Notes from a backyard astronomer

For an hour or so each evening for the past week, just before I go to bed, I have been reading a book titled The Backyard Astronomer’s Guide

For an hour or so each evening for the past week, just before I go to bed, I have been reading a book titled The Backyard Astronomer’s Guide, by Terence Dickinson and Alan Dyer.

It is considered one of the best reference books there is on the subject of amateur astronomy. I have not been attempting to read the book cover to cover, but rather I have been reading chapters and sections here and there about the things I am most interested. One being meteors and meteorites.

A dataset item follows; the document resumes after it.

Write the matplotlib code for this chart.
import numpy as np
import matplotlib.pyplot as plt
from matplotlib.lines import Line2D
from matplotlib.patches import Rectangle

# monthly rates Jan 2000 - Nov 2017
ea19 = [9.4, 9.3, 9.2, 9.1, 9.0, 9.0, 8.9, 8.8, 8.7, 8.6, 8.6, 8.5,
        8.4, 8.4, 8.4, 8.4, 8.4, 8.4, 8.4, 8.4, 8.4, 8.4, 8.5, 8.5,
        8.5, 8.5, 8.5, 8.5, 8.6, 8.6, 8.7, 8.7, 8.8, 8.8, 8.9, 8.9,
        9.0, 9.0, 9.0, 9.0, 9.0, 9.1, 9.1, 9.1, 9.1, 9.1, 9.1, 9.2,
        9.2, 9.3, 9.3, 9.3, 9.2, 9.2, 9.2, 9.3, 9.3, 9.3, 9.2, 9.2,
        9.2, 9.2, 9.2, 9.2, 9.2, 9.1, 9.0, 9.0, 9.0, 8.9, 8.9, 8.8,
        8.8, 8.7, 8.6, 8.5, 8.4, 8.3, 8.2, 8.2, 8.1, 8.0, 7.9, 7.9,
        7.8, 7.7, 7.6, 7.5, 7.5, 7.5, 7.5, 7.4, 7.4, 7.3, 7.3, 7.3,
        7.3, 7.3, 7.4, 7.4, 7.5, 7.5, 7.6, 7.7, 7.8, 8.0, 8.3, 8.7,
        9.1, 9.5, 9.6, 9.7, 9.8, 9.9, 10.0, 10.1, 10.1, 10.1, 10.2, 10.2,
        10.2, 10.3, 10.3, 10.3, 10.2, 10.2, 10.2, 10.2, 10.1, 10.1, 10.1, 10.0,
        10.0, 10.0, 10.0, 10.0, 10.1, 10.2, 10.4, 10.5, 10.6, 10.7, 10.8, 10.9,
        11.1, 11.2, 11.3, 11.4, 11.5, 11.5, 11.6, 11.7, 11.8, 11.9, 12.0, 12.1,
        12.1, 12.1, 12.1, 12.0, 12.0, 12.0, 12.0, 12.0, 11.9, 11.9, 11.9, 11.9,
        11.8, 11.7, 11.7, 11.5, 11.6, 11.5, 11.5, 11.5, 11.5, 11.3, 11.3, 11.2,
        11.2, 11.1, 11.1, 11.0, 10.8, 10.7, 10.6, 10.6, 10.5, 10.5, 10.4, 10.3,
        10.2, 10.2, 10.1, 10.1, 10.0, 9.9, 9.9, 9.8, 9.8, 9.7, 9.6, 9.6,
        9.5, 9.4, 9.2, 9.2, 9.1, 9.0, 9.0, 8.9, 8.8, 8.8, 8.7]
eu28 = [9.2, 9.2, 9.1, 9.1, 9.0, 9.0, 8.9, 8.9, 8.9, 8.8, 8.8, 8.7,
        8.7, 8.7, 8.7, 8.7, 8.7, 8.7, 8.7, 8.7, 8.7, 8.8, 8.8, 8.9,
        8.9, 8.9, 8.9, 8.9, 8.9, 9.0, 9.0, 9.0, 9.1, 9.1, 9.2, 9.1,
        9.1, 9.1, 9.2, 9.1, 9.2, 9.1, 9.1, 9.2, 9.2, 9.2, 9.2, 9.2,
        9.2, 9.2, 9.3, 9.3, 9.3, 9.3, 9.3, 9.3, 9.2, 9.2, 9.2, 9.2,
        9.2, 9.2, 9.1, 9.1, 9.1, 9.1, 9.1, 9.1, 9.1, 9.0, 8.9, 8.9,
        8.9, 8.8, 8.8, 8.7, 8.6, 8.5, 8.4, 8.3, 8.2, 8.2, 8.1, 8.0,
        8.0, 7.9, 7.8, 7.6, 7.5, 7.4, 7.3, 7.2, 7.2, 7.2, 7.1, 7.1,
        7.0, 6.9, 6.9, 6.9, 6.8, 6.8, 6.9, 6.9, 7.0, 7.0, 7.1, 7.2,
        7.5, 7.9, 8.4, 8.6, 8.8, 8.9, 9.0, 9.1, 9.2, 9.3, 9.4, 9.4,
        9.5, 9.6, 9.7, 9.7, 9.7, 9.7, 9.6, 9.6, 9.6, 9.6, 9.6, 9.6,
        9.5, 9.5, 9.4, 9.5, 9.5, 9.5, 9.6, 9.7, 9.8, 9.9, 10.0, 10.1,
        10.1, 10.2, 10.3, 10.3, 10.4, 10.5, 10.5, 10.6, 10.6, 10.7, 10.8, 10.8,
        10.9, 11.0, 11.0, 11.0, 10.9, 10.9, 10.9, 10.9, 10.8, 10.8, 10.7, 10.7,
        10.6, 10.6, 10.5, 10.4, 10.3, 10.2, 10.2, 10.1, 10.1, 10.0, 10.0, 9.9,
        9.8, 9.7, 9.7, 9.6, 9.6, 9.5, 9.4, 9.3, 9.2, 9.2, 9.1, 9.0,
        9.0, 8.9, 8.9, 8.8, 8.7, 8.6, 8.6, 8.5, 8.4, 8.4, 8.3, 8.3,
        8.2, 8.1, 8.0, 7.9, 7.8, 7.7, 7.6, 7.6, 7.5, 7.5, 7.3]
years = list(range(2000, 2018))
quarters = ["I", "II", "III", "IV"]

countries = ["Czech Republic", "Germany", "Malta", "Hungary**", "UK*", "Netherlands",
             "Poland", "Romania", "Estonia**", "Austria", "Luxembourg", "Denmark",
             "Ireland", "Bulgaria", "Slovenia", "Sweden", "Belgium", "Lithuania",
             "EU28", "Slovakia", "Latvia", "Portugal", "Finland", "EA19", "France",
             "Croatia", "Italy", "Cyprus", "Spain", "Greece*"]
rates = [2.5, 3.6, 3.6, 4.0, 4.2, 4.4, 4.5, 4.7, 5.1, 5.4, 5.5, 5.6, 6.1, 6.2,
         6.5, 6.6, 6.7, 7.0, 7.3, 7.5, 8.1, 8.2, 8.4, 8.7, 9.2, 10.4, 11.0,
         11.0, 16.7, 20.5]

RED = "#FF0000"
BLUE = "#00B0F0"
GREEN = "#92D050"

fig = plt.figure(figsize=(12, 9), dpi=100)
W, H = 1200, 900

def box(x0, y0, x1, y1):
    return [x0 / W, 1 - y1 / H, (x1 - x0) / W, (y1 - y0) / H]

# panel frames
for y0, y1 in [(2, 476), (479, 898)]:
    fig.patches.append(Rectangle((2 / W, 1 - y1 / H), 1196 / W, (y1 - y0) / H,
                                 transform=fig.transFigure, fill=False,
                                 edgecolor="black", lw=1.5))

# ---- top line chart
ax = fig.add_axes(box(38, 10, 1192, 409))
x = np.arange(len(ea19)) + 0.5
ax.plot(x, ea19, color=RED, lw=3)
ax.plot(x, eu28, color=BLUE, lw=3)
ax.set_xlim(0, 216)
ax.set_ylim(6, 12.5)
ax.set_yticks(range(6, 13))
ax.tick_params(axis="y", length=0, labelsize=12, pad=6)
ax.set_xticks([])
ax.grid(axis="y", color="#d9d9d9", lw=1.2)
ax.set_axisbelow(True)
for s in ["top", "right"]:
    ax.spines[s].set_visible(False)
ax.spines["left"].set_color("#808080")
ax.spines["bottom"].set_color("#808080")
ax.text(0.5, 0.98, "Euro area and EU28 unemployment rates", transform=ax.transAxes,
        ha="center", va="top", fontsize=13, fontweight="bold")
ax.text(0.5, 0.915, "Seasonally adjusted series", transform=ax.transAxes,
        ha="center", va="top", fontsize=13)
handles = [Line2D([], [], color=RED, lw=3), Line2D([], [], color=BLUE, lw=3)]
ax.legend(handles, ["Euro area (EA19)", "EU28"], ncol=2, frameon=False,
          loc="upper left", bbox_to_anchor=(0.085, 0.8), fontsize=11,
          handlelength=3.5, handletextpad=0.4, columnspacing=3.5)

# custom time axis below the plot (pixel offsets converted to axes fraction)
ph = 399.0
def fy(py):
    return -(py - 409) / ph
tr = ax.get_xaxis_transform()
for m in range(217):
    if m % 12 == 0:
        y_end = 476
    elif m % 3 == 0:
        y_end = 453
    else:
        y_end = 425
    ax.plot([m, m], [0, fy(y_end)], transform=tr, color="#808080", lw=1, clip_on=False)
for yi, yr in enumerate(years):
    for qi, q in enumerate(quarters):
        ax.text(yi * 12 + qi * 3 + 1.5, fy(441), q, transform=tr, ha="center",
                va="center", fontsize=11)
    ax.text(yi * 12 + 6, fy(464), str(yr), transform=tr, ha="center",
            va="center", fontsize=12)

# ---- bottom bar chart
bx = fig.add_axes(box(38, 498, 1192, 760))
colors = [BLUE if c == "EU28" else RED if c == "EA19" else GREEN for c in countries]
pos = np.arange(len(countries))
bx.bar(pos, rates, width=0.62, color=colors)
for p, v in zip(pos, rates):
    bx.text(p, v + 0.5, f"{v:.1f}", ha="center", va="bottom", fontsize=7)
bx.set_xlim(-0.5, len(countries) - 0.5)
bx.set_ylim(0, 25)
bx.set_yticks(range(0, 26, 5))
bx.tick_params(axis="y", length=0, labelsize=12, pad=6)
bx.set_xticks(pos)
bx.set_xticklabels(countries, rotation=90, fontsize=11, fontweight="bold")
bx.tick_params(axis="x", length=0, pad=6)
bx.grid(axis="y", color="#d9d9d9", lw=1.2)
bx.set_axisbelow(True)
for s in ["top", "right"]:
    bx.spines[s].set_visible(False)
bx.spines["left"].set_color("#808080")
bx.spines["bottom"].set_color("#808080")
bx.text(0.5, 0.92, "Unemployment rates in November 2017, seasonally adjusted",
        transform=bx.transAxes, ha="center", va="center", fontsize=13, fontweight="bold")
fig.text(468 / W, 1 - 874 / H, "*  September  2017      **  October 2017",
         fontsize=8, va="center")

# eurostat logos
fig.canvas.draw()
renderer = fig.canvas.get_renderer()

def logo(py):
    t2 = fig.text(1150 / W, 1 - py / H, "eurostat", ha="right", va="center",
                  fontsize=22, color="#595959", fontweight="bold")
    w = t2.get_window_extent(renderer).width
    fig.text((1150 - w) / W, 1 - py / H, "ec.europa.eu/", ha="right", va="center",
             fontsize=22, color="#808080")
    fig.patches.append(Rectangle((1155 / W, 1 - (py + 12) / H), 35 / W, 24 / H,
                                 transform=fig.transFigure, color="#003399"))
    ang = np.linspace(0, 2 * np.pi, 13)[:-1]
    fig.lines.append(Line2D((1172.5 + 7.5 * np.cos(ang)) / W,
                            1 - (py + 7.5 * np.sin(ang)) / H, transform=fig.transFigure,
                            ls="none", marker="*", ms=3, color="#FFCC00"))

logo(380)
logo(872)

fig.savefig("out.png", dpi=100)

My interest in meteors and meteorites started many years ago when I was about 10 years old. I found a rock out in the middle of a farm field. It was smooth and flat and rounded at the edges on the top and bottom and sort of bubbly in between. It did not resemble any other rock I had ever seen. I was convinced I had found a meteorite. I hauled that rock a good 10 miles home. Later that week I went to the library and tried to look it up under meteorites. Nothing. But I knew what I had found so I kept it for years in my bedroom, until a junior high school teacher informed me it was some sort of limestone glacial rock that had probably been deposited during the ice-age. I still have that rock somewhere.

The word meteor comes from the Greek word meteoron, which translated means phenomenon in the sky. It is used to describe the streak of light produced as matter falls into the Earth’s atmosphere creating a temporary incandescence resulting from atmospheric friction. A meteoroid is matter revolving around the sun or any object in interplanetary space that is too small to be called an asteroid or a comet. A meteorite is, in effect, a meteoroid that has managed to reach the surface of the Earth without being completely vaporized.

The majority of meteorites are believed to be fragments of asteroids. Meteorites are classified into three broad groupings: stony, stony iron, and iron.

The most common meteorites are chondrites, which are stony meteorites. Radiometric dating would seem to indicate that chondrites are somewhere in the neighbourhood of 4.55 billion years old, which is the approximate age of the solar system. Other meteorite types which have been geologically processed are achondrites, irons and pallasites.

It is thought most meteors are formed by the decay of a comet nucleus and consequently follow the path of the original orbit of the comet. When the Earth’s orbit intersects a meteor “stream” a meteor shower is said to result. A meteor shower typically lasts for several days. A particularly intense one is called a meteor storm. Even as a kid growing up on the prairies, I always did like watching a good storm.

This is the sort of information one can gather from reading a book like The Backyard Astronomer’s Guide. It is also the kind of information that starts to swirl through your mind when you are looking up at the nighttime sky on a hot August night during something like the Perseids meteor showers.

Sometimes at night, when I am walking from the vehicle to my front door and I happen to stop and look up at the moon and all the stars in the sky, I hope that maybe, just maybe, this will be the night I am lucky enough to catch a glimpse of one of those short-lived, random, momentary streaks of light that every so often arches their way across the night sky.

On other occasions, especially on a warm summer’s evening when I know beforehand there will be a waning moon to cast very little light and the sky will be clear of clouds, well, that’s when I load up my iPod with Van Morrison tunes, put a  six-pack of ice-cold Cokes in the little glass bottles into a cooler and head out into the back yard. That’s when I just like to sit back in one of my wooden Adirondack chairs to wait things out – knowing that if I sit there long enough, I will inevitably get to see any number of those wondrous streaks of light go shooting across the night sky.